Smith noted that the same-sex marriage issue is volatile here and nationally.

Last fall, President Clinton signed a bill which denies federal recognition of homosexual marriages. The law doesn't ban gay marriages, but precludes spousal benefits, such as Social Security and veterans services, for couples in a same-sex marriage.

Wording to bar same-sex marriages in Maine would ''strengthen Maine's position against the inevitable lawsuits that will be coming,'' Lockman said.

But Patricia Peard, a family law specialist at the firm of Bernstein, Shur, Sawyer and Nelson, said it may not be as simple as a change of wording.

States ''don't dishonor each others' marriages,'' Peard said. Marriage laws already vary greatly from state to state, yet marriages are recognized everywhere, she said.

Peard likened the situation to state laws in the South which for generations banned interracial marriages. Eventually, those laws were ruled unconstitutional by the U.S. Supreme Court, she said.
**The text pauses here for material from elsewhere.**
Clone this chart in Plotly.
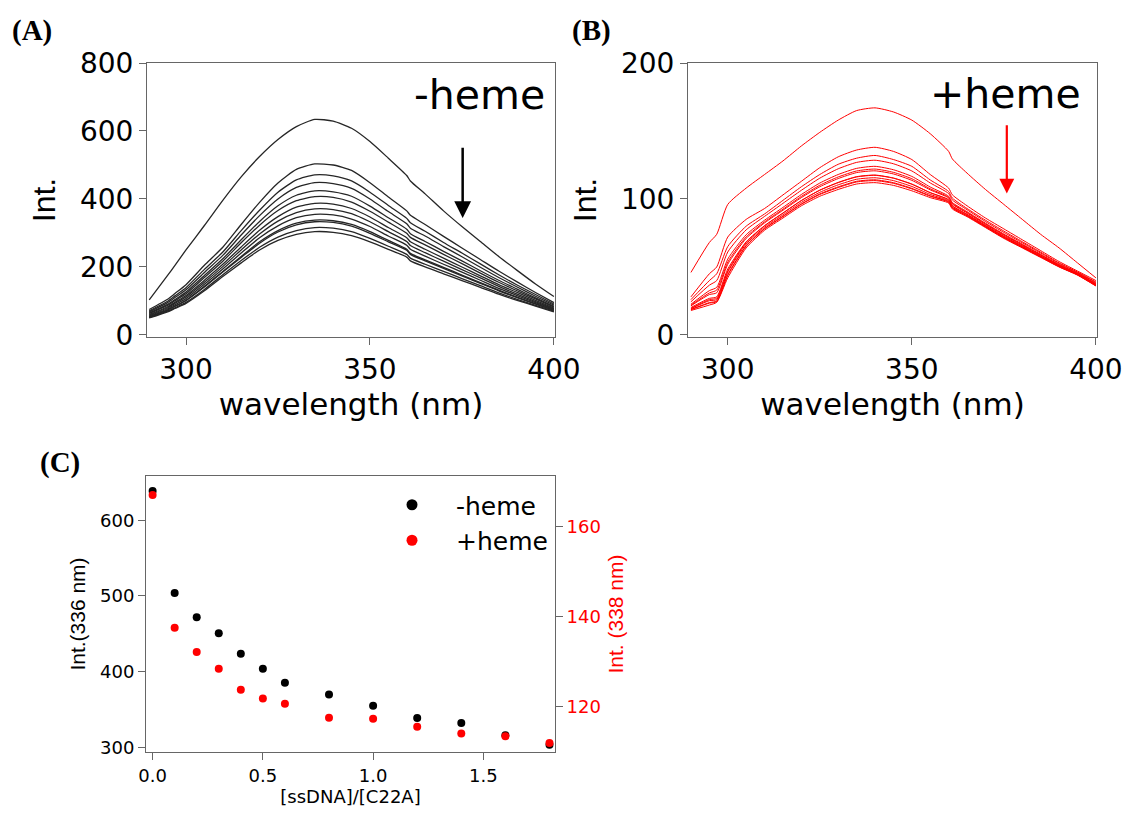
import plotly.graph_objects as go

# ---------------------------------------------------------------------------
# Data
# ---------------------------------------------------------------------------
wavelength = [290, 295, 297, 300, 305, 310, 315, 320, 325, 330, 335, 340, 345,
              350, 355, 360, 361, 365, 370, 375, 380, 385, 390, 395, 400]

# [ssDNA]/[C22A] titration points
ratio = [0.0, 0.1, 0.2, 0.3, 0.4, 0.5, 0.6, 0.8, 1.0, 1.2, 1.4, 1.6, 1.8]

# (A) emission spectra without heme, one list per titration point
no_heme_000 = [103, 175, 205, 250, 322, 396, 465, 525, 575, 613, 634, 629, 608, 569, 520, 469, 453, 415, 365, 319, 275, 231, 190, 150, 113]
no_heme_010 = [75, 105, 122, 148, 205, 258, 325, 390, 447, 487, 503, 500, 484, 448, 406, 365, 352, 325, 290, 256, 222, 188, 156, 125, 95]
no_heme_020 = [71, 99, 115, 139, 193, 244, 307, 367, 420, 456, 471, 468, 453, 420, 381, 343, 330, 305, 272, 241, 209, 177, 147, 119, 91]
no_heme_030 = [68, 95, 110, 133, 184, 234, 294, 351, 400, 434, 448, 445, 431, 400, 363, 327, 314, 291, 260, 230, 199, 169, 141, 114, 88]
no_heme_040 = [65, 90, 104, 126, 175, 224, 280, 334, 380, 411, 424, 421, 408, 379, 345, 311, 298, 275, 246, 218, 189, 161, 135, 109, 84]
no_heme_050 = [63, 87, 101, 121, 169, 217, 271, 323, 366, 395, 407, 405, 391, 364, 332, 299, 287, 265, 237, 210, 182, 155, 130, 106, 82]
no_heme_060 = [60, 83, 96, 116, 161, 208, 259, 308, 348, 376, 387, 385, 372, 347, 316, 286, 274, 252, 226, 200, 174, 148, 125, 102, 79]
no_heme_080 = [58, 80, 93, 112, 155, 201, 250, 297, 335, 360, 371, 369, 357, 333, 304, 275, 263, 242, 217, 192, 168, 143, 120, 98, 77]
no_heme_100 = [56, 77, 89, 107, 149, 194, 241, 286, 321, 345, 355, 353, 341, 319, 291, 264, 252, 232, 208, 185, 161, 137, 116, 95, 75]
no_heme_120 = [54, 74, 85, 102, 143, 187, 231, 274, 307, 329, 338, 336, 325, 304, 278, 252, 240, 221, 199, 176, 154, 132, 111, 92, 73]
no_heme_140 = [53, 73, 84, 101, 141, 185, 228, 270, 303, 324, 333, 331, 320, 299, 274, 249, 237, 218, 196, 174, 152, 130, 110, 91, 72]
no_heme_160 = [51, 70, 80, 96, 134, 177, 219, 258, 288, 307, 316, 314, 304, 284, 261, 237, 226, 208, 187, 166, 145, 124, 105, 87, 70]
no_heme_180 = [50, 68, 78, 93, 130, 172, 212, 250, 278, 296, 304, 302, 292, 274, 252, 229, 218, 200, 180, 160, 140, 120, 102, 85, 68]

# (B) emission spectra with heme, one list per titration point
heme_000 = [46, 68, 74, 96, 108, 118, 128, 139, 149, 158, 165, 167, 164, 158, 148, 135, 129.5, 119, 107, 96, 85, 74, 64, 53, 42]
heme_010 = [28, 45, 50, 72, 85, 93, 103, 113, 123, 131, 136, 138, 135, 129, 118, 108, 103.1, 95, 86, 78, 70, 62, 54, 47, 40]
heme_020 = [26, 40, 45, 65, 80, 89, 99, 109, 118, 125.5, 130, 132, 129, 124, 114, 105.5, 100.7, 93, 84.4, 76.4, 68.6, 60.9, 53, 46.3, 39]
heme_030 = [24.4, 36.6, 40, 61, 77.3, 87.2, 96.8, 106.4, 115.3, 122.2, 126.9, 128.5, 125.9, 120.6, 111.8, 104, 99.3, 92.1, 83.4, 75.4, 67.8, 60.2, 52.5, 45.9, 38.5]
heme_040 = [22.6, 32.6, 35, 55.8, 73.7, 84.4, 93.8, 103.3, 111.7, 118, 122.5, 124, 121.5, 116.6, 108.8, 102, 97.4, 90.7, 82.2, 74.2, 66.8, 59.3, 51.8, 45.4, 37.8]
heme_050 = [21.9, 30.9, 33, 53.6, 72.1, 83.2, 92.5, 101.9, 110.1, 116.2, 120.6, 122, 119.6, 114.9, 107.5, 101.2, 96.7, 90.1, 81.7, 73.7, 66.3, 58.9, 51.5, 45.2, 37.5]
heme_060 = [21.4, 29.7, 31, 52, 71, 82.4, 91.7, 101, 109, 115, 119.4, 120.7, 118.4, 113.7, 106.7, 100.7, 96.2, 89.7, 81.3, 73.3, 66, 58.7, 51.3, 45, 37.3]
heme_080 = [20.2, 26.9, 28, 48.5, 68.5, 80.4, 89.7, 98.9, 106.5, 112.2, 116.4, 117.6, 115.4, 111, 104.7, 99.4, 95, 88.7, 80.5, 72.5, 65.3, 58.1, 50.9, 44.6, 36.9]
heme_100 = [19.5, 26, 27, 47, 68, 80.2, 89.6, 98.8, 106.4, 112, 116.2, 117.4, 115.3, 110.8, 104.6, 99.3, 94.9, 88.7, 80.5, 72.5, 65.3, 58, 50.8, 44.6, 36.8]
heme_120 = [19.4, 25.2, 26, 46.2, 66.9, 79.2, 88.4, 97.5, 104.9, 110.4, 114.5, 115.6, 113.5, 109.2, 103.4, 98.5, 94.1, 88.1, 80, 72, 64.8, 57.7, 50.6, 44.4, 36.6]
heme_140 = [18.8, 23.8, 25, 44.4, 65.7, 78.3, 87.4, 96.4, 103.7, 108.9, 113, 114.1, 112, 107.8, 102.4, 97.9, 93.5, 87.6, 79.6, 71.6, 64.5, 57.4, 50.3, 44.2, 36.3]
heme_160 = [18.6, 23.4, 24.5, 43.8, 65.3, 78, 87, 96.1, 103.3, 108.4, 112.5, 113.5, 111.5, 107.4, 102, 97.7, 93.4, 87.5, 79.4, 71.4, 64.4, 57.3, 50.2, 44.2, 36.2]
heme_180 = [18, 22, 24, 42, 64, 77, 86, 95, 102, 107, 111, 112, 110, 106, 101, 97, 92.7, 87, 79, 71, 64, 57, 50, 44, 36]

# (C) intensity at the emission maximum versus ratio
int_336_no_heme = [638.6, 503.8, 471.8, 450.7, 423.5, 403.7, 385.2, 369.9, 355.0, 338.7, 332.1, 316.0, 303.5]
int_338_heme = [167.1, 137.6, 132.2, 128.5, 123.8, 121.9, 120.7, 117.6, 117.4, 115.6, 114.1, 113.5, 112.0]

no_heme_spectra = [no_heme_000, no_heme_010, no_heme_020, no_heme_030, no_heme_040,
                   no_heme_050, no_heme_060, no_heme_080, no_heme_100, no_heme_120,
                   no_heme_140, no_heme_160, no_heme_180]
heme_spectra = [heme_000, heme_010, heme_020, heme_030, heme_040, heme_050, heme_060,
                heme_080, heme_100, heme_120, heme_140, heme_160, heme_180]

# ---------------------------------------------------------------------------
# Figure
# ---------------------------------------------------------------------------
W, H = 1129, 814
WIDE = "DejaVu Sans, Verdana, sans-serif"        # horizontal labels
SANS = "Liberation Sans, Arial, sans-serif"      # rotated axis titles
SERIF = "Liberation Serif, Times New Roman, serif"
RED = "#ff0000"
AXIS_GREY = "#666666"


def fx(px):
    return px / W


def fy(px):
    return 1 - px / H


fig = go.Figure()

for spec in no_heme_spectra:
    fig.add_trace(go.Scatter(x=wavelength, y=spec, mode="lines",
                             line=dict(color="#262626", width=1.3, shape="spline", smoothing=0.6),
                             xaxis="x", yaxis="y", showlegend=False, hoverinfo="skip"))

for spec in heme_spectra:
    fig.add_trace(go.Scatter(x=wavelength, y=spec, mode="lines",
                             line=dict(color=RED, width=1, shape="spline", smoothing=0.6),
                             xaxis="x2", yaxis="y2", showlegend=False, hoverinfo="skip"))

fig.add_trace(go.Scatter(x=ratio, y=int_336_no_heme, mode="markers",
                         marker=dict(color="black", size=8),
                         xaxis="x3", yaxis="y3", showlegend=False))
fig.add_trace(go.Scatter(x=ratio, y=int_338_heme, mode="markers",
                         marker=dict(color=RED, size=8),
                         xaxis="x3", yaxis="y4", showlegend=False))

# legend entries with larger symbols
fig.add_trace(go.Scatter(x=[None], y=[None], mode="markers", name="-heme",
                         marker=dict(color="black", size=11), xaxis="x3", yaxis="y3"))
fig.add_trace(go.Scatter(x=[None], y=[None], mode="markers", name="+heme",
                         marker=dict(color=RED, size=11), xaxis="x3", yaxis="y3"))

base_axis = dict(showline=True, linecolor=AXIS_GREY, linewidth=1, mirror=True,
                 ticks="outside", ticklen=7, tickcolor=AXIS_GREY, tickwidth=1,
                 showgrid=False, zeroline=False, automargin=False)

big_tick = dict(family=WIDE, size=28, color="black")
big_xtitle = dict(family=WIDE, size=31, color="black")
big_ytitle = dict(family=SANS, size=32, color="black")
small_tick = dict(family=WIDE, size=18, color="black")
small_xtitle = dict(family=WIDE, size=18, color="black")
small_ytitle = dict(family=SANS, size=21, color="black")

# panel geometry in pixels
A_X = (147, 555)
B_X = (688, 1097)
AB_Y = (63, 337)
C_X = (146, 555)
C_Y = (476, 752)

fig.update_layout(
    width=W, height=H,
    margin=dict(l=0, r=0, t=0, b=0),
    paper_bgcolor="white", plot_bgcolor="white",
    font=dict(family=WIDE, color="black"),
    xaxis=dict(base_axis, domain=[fx(A_X[0]), fx(A_X[1])], anchor="y",
               range=[289.4, 400.3], tickvals=[300, 350, 400], tickfont=big_tick,
               title=dict(text="wavelength (nm)", font=big_xtitle, standoff=6)),
    yaxis=dict(base_axis, domain=[fy(AB_Y[1]), fy(AB_Y[0])], anchor="x",
               range=[-6, 800], dtick=200, tickfont=big_tick,
               title=dict(text="Int.", font=big_ytitle, standoff=14)),
    xaxis2=dict(base_axis, domain=[fx(B_X[0]), fx(B_X[1])], anchor="y2",
                range=[289.2, 400.3], tickvals=[300, 350, 400], tickfont=big_tick,
                title=dict(text="wavelength (nm)", font=big_xtitle, standoff=6)),
    yaxis2=dict(base_axis, domain=[fy(AB_Y[1]), fy(AB_Y[0])], anchor="x2",
                range=[-1.5, 200], dtick=100, tickfont=big_tick,
                title=dict(text="Int.", font=big_ytitle, standoff=14)),
    xaxis3=dict(base_axis, domain=[fx(C_X[0]), fx(C_X[1])], anchor="y3",
                range=[-0.03, 1.825], dtick=0.5, tickformat=".1f", tickfont=small_tick,
                title=dict(text="[ssDNA]/[C22A]", font=small_xtitle, standoff=4)),
    yaxis3=dict(base_axis, domain=[fy(C_Y[1]), fy(C_Y[0])], anchor="x3",
                range=[293.9, 658.4], dtick=100, tickfont=small_tick, mirror=True,
                title=dict(text="Int.(336 nm)", font=small_ytitle, standoff=8)),
    yaxis4=dict(base_axis, overlaying="y3", side="right", anchor="x3", mirror=False,
                range=[110.0, 171.3], dtick=20,
                tickfont=dict(family=WIDE, size=18, color=RED),
                title=dict(text="Int. (338 nm)", font=dict(family=SANS, size=21, color=RED),
                           standoff=8)),
    legend=dict(x=fx(368), y=fy(482), xanchor="left", yanchor="top",
                bgcolor="rgba(0,0,0,0)", itemwidth=78,
                font=dict(family=WIDE, size=25, color="black"),
                tracegroupgap=0),
    showlegend=True,
)

annotations = [
    dict(text="<b>(A)</b>", xref="paper", yref="paper", x=fx(10), y=fy(31),
         xanchor="left", yanchor="middle", showarrow=False,
         font=dict(family=SERIF, size=29, color="black")),
    dict(text="<b>(B)</b>", xref="paper", yref="paper", x=fx(570), y=fy(31),
         xanchor="left", yanchor="middle", showarrow=False,
         font=dict(family=SERIF, size=29, color="black")),
    dict(text="<b>(C)</b>", xref="paper", yref="paper", x=fx(38), y=fy(462),
         xanchor="left", yanchor="middle", showarrow=False,
         font=dict(family=SERIF, size=29, color="black")),
    dict(text="-heme", xref="x", yref="y", x=398.0, y=707,
         xanchor="right", yanchor="middle", showarrow=False,
         font=dict(family=WIDE, size=41, color="black")),
    dict(text="+heme", xref="x2", yref="y2", x=396.5, y=177.3,
         xanchor="right", yanchor="middle", showarrow=False,
         font=dict(family=WIDE, size=41, color="black")),
    # downward arrows marking the quenching direction
    dict(text="", xref="x", yref="y", x=375.2, y=344, axref="x", ayref="y",
         ax=375.2, ay=555, showarrow=True, arrowhead=2, arrowsize=1.35,
         arrowwidth=2.5, arrowcolor="black"),
    dict(text="", xref="x2", yref="y2", x=375.8, y=104, axref="x2", ayref="y2",
         ax=375.8, ay=155.4, showarrow=True, arrowhead=2, arrowsize=1.35,
         arrowwidth=2.2, arrowcolor=RED),
]
fig.update_layout(annotations=annotations)

fig.write_html("out.html")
''Gay people live together now in what amounts to same-sex marriages, and I haven't seen heterosexual marriages falling apart,'' she said.

But Lockman said a marriage between one man and one woman is ''the foundation for civilized society. Same-sex marriage is a radical experimentation with the basic structure of society. It's the last gasp of the sexual revolution of the '60s. . . that society shouldn't permit.''

Legalizing same-sex marriages also would ''mandate that schools teach that same-sex marriages are the same as heterosexual marriages,'' Lockman added. ''That would go against the strong beliefs of many parents of school-age children.''

Gov. Angus King said he won't make a decision on whether he would veto or support the Concerned Maine Families' proposal before it reaches his desk.

King also said he's not sure about another effort of Concerned Maine Families - to pressure the University of Maine System to repeal its decision to extend benefits to the partners of gay or lesbian faculty members.

Those benefits were included in a new faculty contract approved last fall.

Although the Legislature can't force the university to change the policy, it has considerable power because most of the system's funding comes from the state, Lockman said.

''They have to be held accountable for that, and this new policy is directly contrary to the wishes expressed in our citizen petition,'' he said.

King said his concern is ''not necessarily because of the same-sex aspects. It's hard to know where one stops on that issue, where to draw the line,'' he said, and how far benefits can be extended beyond spouses and family members.